Vie chère : « Une conséquence du modèle économique, de l’économie de comptoir »
M.B.
Christophe Girardier, auteur de plusieurs rapports sur le marché de la distribution de détail en Outre-mer dénonce " le gigantisme et la concentration économique " à l'œuvre dans ces territoires. Il était sollicité par les élus membres de la délégation sénatoriale aux Outre-mer dans le cadre d'une " étude de lutte contre la vie chère ".
Après l'Assemblée et le rapport très remarqué du désormais ancien député martiniquais Johnny Hajjar, les sénateurs aussi s'attaquent à la vie chère. Ils se sont réunis hier jeudi 14 novembre en " étude de lutte " contre ce fléau - un format qui aboutira à la publication d'un rapport.
Les parlementaires ont commencé leur travail par l'audition d'un consultant, spécialiste de la concurrence et du marché de la grande distribution dans l'Outre-mer.
Tout en détaillant le programme des auditions à venir, la présidente de la délégation aux Outre-mer et sénatrice (Les Républicains, LR) de Saint-Barthélemy, Micheline Jacques, rappelait que " la vie chère est l'une des principales causes des explosions sociales dans les Outre-mer et ceci de manière récurrente. Les récents évènements en Martinique en sont une parfaite illustration : le fait que l'accord signé le 16 octobre dernier ne soit pas parvenu à ramener le calme nous incite à nous interroger toujours davantage ".
L'économie de comptoir pointée du doigt
Questionné par la sénatrice Jacques sur les raisons profondes du différentiel de prix – notamment sur les produits alimentaires -, entre les collectivités ultramarines et la métropole, le consultant Christophe Girardier n'a pas mâché ses mots. " Non, la vie chère ne peut pas s'expliquer par l'insularité et les frais d'approche : c'est bien plutôt la conséquence d'un modèle économique, le vieux système qu'on appelle l'économie de comptoir et qui consiste à monopoliser les richesses qui arrivent au port. Ce modèle est par essence même concentrateur. "
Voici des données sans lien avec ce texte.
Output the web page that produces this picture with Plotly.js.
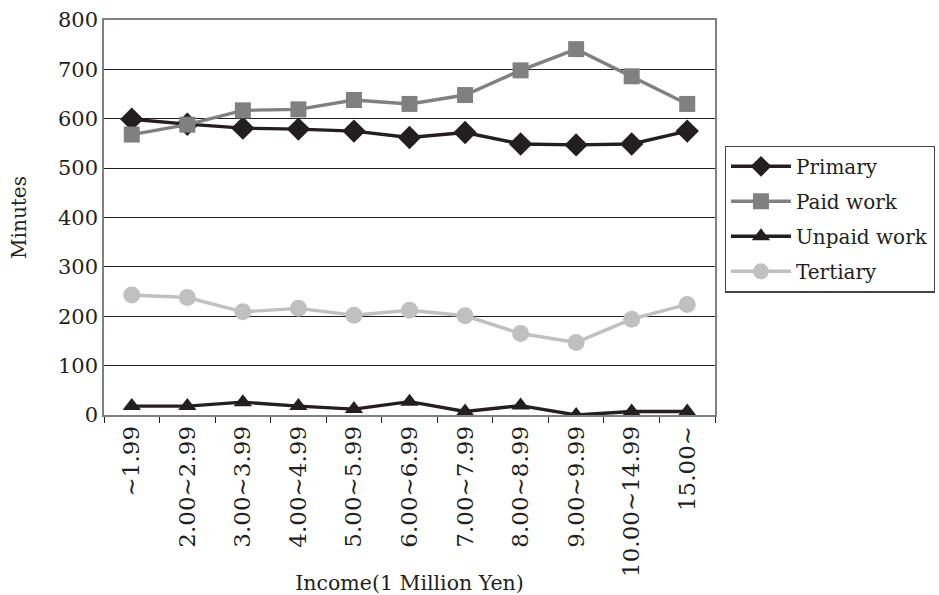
<!DOCTYPE html>
<html>
<head>
<meta charset="utf-8">
<script src="https://cdn.plot.ly/plotly-3.0.1.min.js"></script>
<style>html,body{margin:0;padding:0;background:#fff;}#chart{width:939px;height:595px;}</style>
</head>
<body>
<div id="chart"></div>
<script>
var categories = ["∼1.99","2.00∼2.99","3.00∼3.99","4.00∼4.99","5.00∼5.99","6.00∼6.99","7.00∼7.99","8.00∼8.99","9.00∼9.99","10.00∼14.99","15.00∼"];
var primary = [599, 589, 581, 579, 575, 562, 572, 549, 547, 549, 575];
var paidWork = [568, 588, 617, 619, 638, 630, 648, 698, 741, 686, 630];
var unpaidWork = [18, 18, 26, 18, 12, 27, 7, 19, 0, 7, 7];
var tertiary = [243, 238, 209, 216, 202, 212, 201, 165, 147, 194, 224];
var seriesNames = ["Primary", "Paid work", "Unpaid work", "Tertiary"];
var yTicks = [0, 100, 200, 300, 400, 500, 600, 700, 800];

var font = "'DejaVu Serif', 'Liberation Serif', serif";
function tr(y, name, color, sym, size, grp) {
  return {x: categories, y: y, name: name, type: "scatter", mode: "lines+markers",
    legendgroup: grp,
    line: {color: color, width: 3.4},
    marker: {symbol: sym, size: size, color: color}};
}
var data = [
  tr(primary, seriesNames[0], "#231f20", "diamond", 18, "a"),
  tr(paidWork, seriesNames[1], "#808080", "square", 16, "b"),
  tr(unpaidWork, seriesNames[2], "#231f20", "triangle-up", 16, "c"),
  tr(tertiary, seriesNames[3], "#c0c0c0", "circle", 17, "d")
];
var layout = {
  width: 939, height: 595,
  margin: {l: 104, r: 224, t: 20, b: 180, autoexpand: false},
  paper_bgcolor: "#fff", plot_bgcolor: "#fff",
  font: {family: font, size: 20, color: "#231f20"},
  showlegend: true,
  legend: {x: 1.016, y: 0.682, xanchor: "left", yanchor: "top",
    bordercolor: "#444", borderwidth: 1.2, bgcolor: "#fff",
    font: {family: font, size: 20, color: "#231f20"},
    itemwidth: 60,
    traceorder: "grouped", tracegroupgap: 6},
  xaxis: {type: "category", range: [-0.5, 10.5], tickangle: -90, tickson: "boundaries", ticks: "outside",
    ticklen: 6, tickcolor: "#231f20", showgrid: false, showline: true, linecolor: "#808080", linewidth: 1.5,
    mirror: true, tickfont: {family: font, size: 23},
    title: {text: "Income(1 Million Yen)", font: {family: font, size: 20.5}, standoff: 2}},
  yaxis: {range: [0, 800], tickvals: yTicks, ticks: "", showline: true, linecolor: "#808080", linewidth: 1.5,
    mirror: true, gridcolor: "#231f20", gridwidth: 1.2, zeroline: false,
    tickfont: {family: font, size: 21},
    title: {text: "Minutes", font: {family: font, size: 20}, standoff: 26}}
};
Plotly.newPlot("chart", data, layout, {displayModeBar: false});
</script>
</body>
</html>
" Même si les causes en sont historiques et qu'on peut remonter jusqu'à la période esclavagiste, ce n'est pas une fatalité ", veut tout de même croire Christophe Girardier. Le spécialiste a une préconisation qu'il estime particulièrement indispensable et urgente - étant entendu que dans les Outre-mer, les surfaces de vente sont particulièrement étendues, y compris par rapport aux super et hypermarchés de l'Hexagone et même d'Europe - il propose " un moratoire sur l'ouverture de tout établissement supérieur à 2 000 mètres carré. Si le législateur le souhaite, il est possible de mettre un frein à ce modèle de la grande distribution, poussé à son paroxysme dans les Outre-mer, des territoires qui n'étaient pas prêts pour ce gigantisme et cette concentration économique. "
Tout en remerciant l'expert pour sa parole et ses propositions, la sénatrice Micheline Jacques prépare déjà la suite du travail des sénateurs autour de " l'étude de lutte contre la vie chère ".
Des groupes de travail ont été formés par les parlementaires. Ils s'attaqueront au surcoût des pièces automobiles, aux prix trop élevés du fret aérien et enfin à l'inflation qui touche les " produits du quotidien ".